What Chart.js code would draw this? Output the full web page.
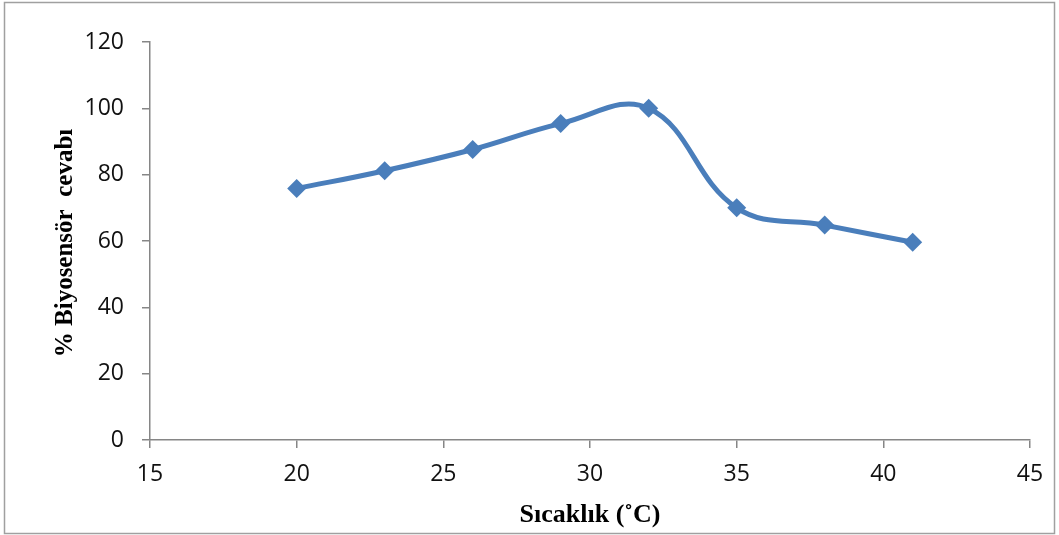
<!DOCTYPE html>
<html>
<head>
<meta charset="utf-8">
<script src="https://cdn.jsdelivr.net/npm/chart.js@4"></script>
<style>
  body { margin: 0; padding: 0; background: #fff; }
</style>
</head>
<body>
<canvas id="chart" width="1059" height="535"></canvas>
<script>
// temperature (°C) and sensor response (%)
const temps = [20, 23, 26, 29, 32, 35, 38, 41];
const response = [75.8, 81.2, 87.6, 95.4, 100, 70, 64.8, 59.6];

const xTitle = 'Sıcaklık (˚C)';
const yTitle = '% Biyosensör  cevabı';

const axisColor = '#868686';
const lineColor = '#4a7ebb';

// frame round the whole chart plus the two axis titles
const framePlugin = {
  id: 'frame',
  beforeDraw(chart) {
    const ctx = chart.ctx;
    ctx.save();
    ctx.strokeStyle = '#a0a0a0';
    ctx.lineWidth = 1.5;
    ctx.strokeRect(4.5, 2.5, 1050, 531);
    ctx.restore();
  },
  afterDraw(chart) {
    const ctx = chart.ctx;
    const area = chart.chartArea;
    ctx.save();
    ctx.fillStyle = '#000';
    ctx.textAlign = 'center';
    ctx.textBaseline = 'alphabetic';
    ctx.font = 'bold 26px "Liberation Serif"';
    ctx.fillText(xTitle, (area.left + area.right) / 2, 522);
    ctx.font = 'bold 25px "Liberation Serif"';
    ctx.textBaseline = 'middle';
    ctx.translate(66, 243);
    ctx.rotate(-Math.PI / 2);
    ctx.fillText(yTitle, 0, 0);
    ctx.restore();
  }
};

new Chart(document.getElementById('chart'), {
  type: 'line',
  data: {
    datasets: [{
      data: temps.map((t, i) => ({ x: t, y: response[i] })),
      borderColor: lineColor,
      backgroundColor: lineColor,
      borderWidth: 5,
      tension: 0.4,
      pointStyle: 'rectRot',
      pointRadius: 9.5,
      pointHoverRadius: 9.5,
      pointBorderWidth: 0
    }]
  },
  options: {
    responsive: false,
    animation: false,
    layout: { padding: { top: 42, right: 29, left: 0, bottom: 0 } },
    plugins: { legend: { display: false }, tooltip: { enabled: false } },
    scales: {
      x: {
        type: 'linear',
        min: 15,
        max: 45,
        afterFit(scale) { scale.height = 95; },
        border: { color: axisColor, width: 1.5 },
        grid: { drawOnChartArea: false, color: axisColor, tickLength: 8, lineWidth: 1.5 },
        ticks: { stepSize: 5, color: '#111', padding: 13, font: { family: '"Open Sans"', size: 23 } }
      },
      y: {
        min: 0,
        max: 120,
        afterFit(scale) { scale.width = 150; },
        border: { color: axisColor, width: 1.5 },
        grid: { drawOnChartArea: false, color: axisColor, tickLength: 8, lineWidth: 1.5 },
        ticks: { stepSize: 20, color: '#111', padding: 18, font: { family: '"Open Sans"', size: 23 } }
      }
    }
  },
  plugins: [framePlugin]
});
</script>
</body>
</html>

Brief: Your task is an exact transcription of all the data, minus the pictures.

Completed exercise:
What Chart.js code would draw this? Output the full web page.
<!DOCTYPE html>
<html>
<head>
<meta charset="utf-8">
<script src="https://cdn.jsdelivr.net/npm/chart.js@4"></script>
<style>
  body { margin: 0; padding: 0; background: #fff; }
</style>
</head>
<body>
<canvas id="chart" width="1059" height="535"></canvas>
<script>
// temperature (°C) and sensor response (%)
const temps = [20, 23, 26, 29, 32, 35, 38, 41];
const response = [75.8, 81.2, 87.6, 95.4, 100, 70, 64.8, 59.6];

const xTitle = 'Sıcaklık (˚C)';
const yTitle = '% Biyosensör  cevabı';

const axisColor = '#868686';
const lineColor = '#4a7ebb';

// frame round the whole chart plus the two axis titles
const framePlugin = {
  id: 'frame',
  beforeDraw(chart) {
    const ctx = chart.ctx;
    ctx.save();
    ctx.strokeStyle = '#a0a0a0';
    ctx.lineWidth = 1.5;
    ctx.strokeRect(4.5, 2.5, 1050, 531);
    ctx.restore();
  },
  afterDraw(chart) {
    const ctx = chart.ctx;
    const area = chart.chartArea;
    ctx.save();
    ctx.fillStyle = '#000';
    ctx.textAlign = 'center';
    ctx.textBaseline = 'alphabetic';
    ctx.font = 'bold 26px "Liberation Serif"';
    ctx.fillText(xTitle, (area.left + area.right) / 2, 522);
    ctx.font = 'bold 25px "Liberation Serif"';
    ctx.textBaseline = 'middle';
    ctx.translate(66, 243);
    ctx.rotate(-Math.PI / 2);
    ctx.fillText(yTitle, 0, 0);
    ctx.restore();
  }
};

new Chart(document.getElementById('chart'), {
  type: 'line',
  data: {
    datasets: [{
      data: temps.map((t, i) => ({ x: t, y: response[i] })),
      borderColor: lineColor,
      backgroundColor: lineColor,
      borderWidth: 5,
      tension: 0.4,
      pointStyle: 'rectRot',
      pointRadius: 9.5,
      pointHoverRadius: 9.5,
      pointBorderWidth: 0
    }]
  },
  options: {
    responsive: false,
    animation: false,
    layout: { padding: { top: 42, right: 29, left: 0, bottom: 0 } },
    plugins: { legend: { display: false }, tooltip: { enabled: false } },
    scales: {
      x: {
        type: 'linear',
        min: 15,
        max: 45,
        afterFit(scale) { scale.height = 95; },
        border: { color: axisColor, width: 1.5 },
        grid: { drawOnChartArea: false, color: axisColor, tickLength: 8, lineWidth: 1.5 },
        ticks: { stepSize: 5, color: '#111', padding: 13, font: { family: '"Open Sans"', size: 23 } }
      },
      y: {
        min: 0,
        max: 120,
        afterFit(scale) { scale.width = 150; },
        border: { color: axisColor, width: 1.5 },
        grid: { drawOnChartArea: false, color: axisColor, tickLength: 8, lineWidth: 1.5 },
        ticks: { stepSize: 20, color: '#111', padding: 18, font: { family: '"Open Sans"', size: 23 } }
      }
    }
  },
  plugins: [framePlugin]
});
</script>
</body>
</html>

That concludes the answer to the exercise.